Provided material:
==*==

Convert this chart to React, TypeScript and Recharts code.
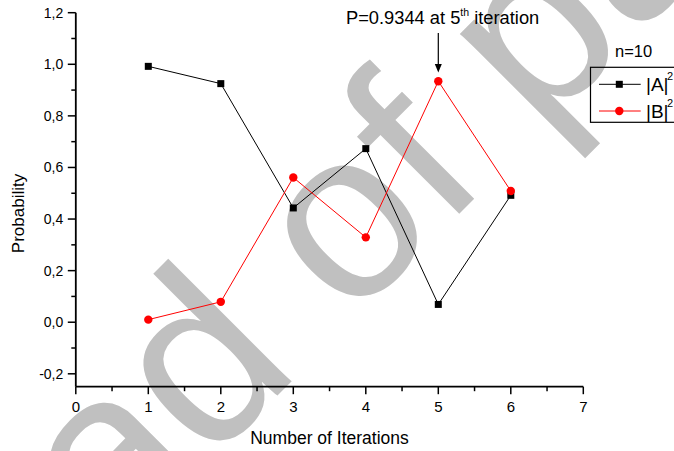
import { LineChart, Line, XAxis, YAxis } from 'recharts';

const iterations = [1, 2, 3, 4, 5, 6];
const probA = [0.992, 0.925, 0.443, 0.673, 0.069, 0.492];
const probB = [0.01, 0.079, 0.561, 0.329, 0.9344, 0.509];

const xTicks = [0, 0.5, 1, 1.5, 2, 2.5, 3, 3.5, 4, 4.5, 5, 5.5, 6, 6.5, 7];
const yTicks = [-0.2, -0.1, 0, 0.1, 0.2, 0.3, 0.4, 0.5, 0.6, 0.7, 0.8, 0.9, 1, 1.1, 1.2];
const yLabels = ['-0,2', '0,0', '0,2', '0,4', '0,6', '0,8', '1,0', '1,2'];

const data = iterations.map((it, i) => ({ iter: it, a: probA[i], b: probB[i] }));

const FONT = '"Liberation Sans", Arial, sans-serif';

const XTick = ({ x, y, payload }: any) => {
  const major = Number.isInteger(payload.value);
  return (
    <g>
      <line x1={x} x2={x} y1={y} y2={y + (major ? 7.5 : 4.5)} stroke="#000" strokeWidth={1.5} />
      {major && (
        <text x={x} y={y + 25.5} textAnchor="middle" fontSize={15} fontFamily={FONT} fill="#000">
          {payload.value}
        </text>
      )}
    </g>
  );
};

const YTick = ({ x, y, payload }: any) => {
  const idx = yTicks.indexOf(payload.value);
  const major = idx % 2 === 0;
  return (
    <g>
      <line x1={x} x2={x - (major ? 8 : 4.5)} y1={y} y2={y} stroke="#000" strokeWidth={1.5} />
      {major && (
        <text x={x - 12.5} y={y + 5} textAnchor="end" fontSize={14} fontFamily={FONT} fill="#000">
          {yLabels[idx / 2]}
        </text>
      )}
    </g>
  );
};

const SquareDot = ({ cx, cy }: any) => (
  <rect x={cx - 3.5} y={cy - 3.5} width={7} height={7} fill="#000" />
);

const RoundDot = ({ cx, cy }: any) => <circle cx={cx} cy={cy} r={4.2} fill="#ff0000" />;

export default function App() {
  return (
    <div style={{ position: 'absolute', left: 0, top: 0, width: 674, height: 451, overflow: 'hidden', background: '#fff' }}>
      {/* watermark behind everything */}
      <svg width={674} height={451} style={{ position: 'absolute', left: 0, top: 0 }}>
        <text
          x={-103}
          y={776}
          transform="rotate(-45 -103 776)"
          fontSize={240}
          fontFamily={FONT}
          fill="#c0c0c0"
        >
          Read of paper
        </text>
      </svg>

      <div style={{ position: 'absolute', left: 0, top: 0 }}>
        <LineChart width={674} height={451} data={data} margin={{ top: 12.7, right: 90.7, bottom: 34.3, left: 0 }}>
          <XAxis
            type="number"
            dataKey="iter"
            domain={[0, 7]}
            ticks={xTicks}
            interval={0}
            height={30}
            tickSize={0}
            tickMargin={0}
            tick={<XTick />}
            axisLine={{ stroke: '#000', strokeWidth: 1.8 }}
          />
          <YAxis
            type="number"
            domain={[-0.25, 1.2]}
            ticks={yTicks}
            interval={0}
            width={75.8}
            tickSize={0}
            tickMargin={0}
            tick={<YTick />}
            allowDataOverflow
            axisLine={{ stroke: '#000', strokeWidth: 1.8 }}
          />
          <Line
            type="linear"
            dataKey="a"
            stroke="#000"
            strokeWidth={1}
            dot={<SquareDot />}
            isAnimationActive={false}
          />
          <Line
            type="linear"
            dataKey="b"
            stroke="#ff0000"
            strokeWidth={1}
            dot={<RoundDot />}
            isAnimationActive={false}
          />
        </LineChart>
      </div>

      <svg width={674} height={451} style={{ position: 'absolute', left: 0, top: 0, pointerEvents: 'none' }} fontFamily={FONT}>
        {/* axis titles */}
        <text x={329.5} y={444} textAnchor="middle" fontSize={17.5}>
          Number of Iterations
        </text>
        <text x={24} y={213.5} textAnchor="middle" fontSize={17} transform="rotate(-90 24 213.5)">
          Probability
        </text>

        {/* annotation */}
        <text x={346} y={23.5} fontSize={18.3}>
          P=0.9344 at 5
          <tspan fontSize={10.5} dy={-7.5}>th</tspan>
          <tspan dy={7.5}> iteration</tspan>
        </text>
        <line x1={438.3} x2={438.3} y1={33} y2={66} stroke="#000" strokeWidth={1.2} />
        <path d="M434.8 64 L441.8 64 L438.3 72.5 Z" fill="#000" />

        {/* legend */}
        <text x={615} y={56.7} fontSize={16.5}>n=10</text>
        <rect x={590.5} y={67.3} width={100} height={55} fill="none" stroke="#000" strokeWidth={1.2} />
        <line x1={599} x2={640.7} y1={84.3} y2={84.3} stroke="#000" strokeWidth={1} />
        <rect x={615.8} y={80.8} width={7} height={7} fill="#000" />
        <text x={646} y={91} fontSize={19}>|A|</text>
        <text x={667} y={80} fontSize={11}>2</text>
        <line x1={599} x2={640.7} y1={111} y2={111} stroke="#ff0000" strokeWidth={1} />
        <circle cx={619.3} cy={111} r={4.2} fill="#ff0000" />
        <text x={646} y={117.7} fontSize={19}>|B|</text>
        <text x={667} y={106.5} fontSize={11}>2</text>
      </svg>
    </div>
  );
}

==*==

Task to complete:
Restate each line from the start of the listing through the line bearing "const probB = [0.01, 0.079, 0.561, 0.329, 0.9344, 0.509];" word for word. Drop the pictures.

The output:
Convert this chart to React, TypeScript and Recharts code.
import { LineChart, Line, XAxis, YAxis } from 'recharts';

const iterations = [1, 2, 3, 4, 5, 6];
const probA = [0.992, 0.925, 0.443, 0.673, 0.069, 0.492];
const probB = [0.01, 0.079, 0.561, 0.329, 0.9344, 0.509];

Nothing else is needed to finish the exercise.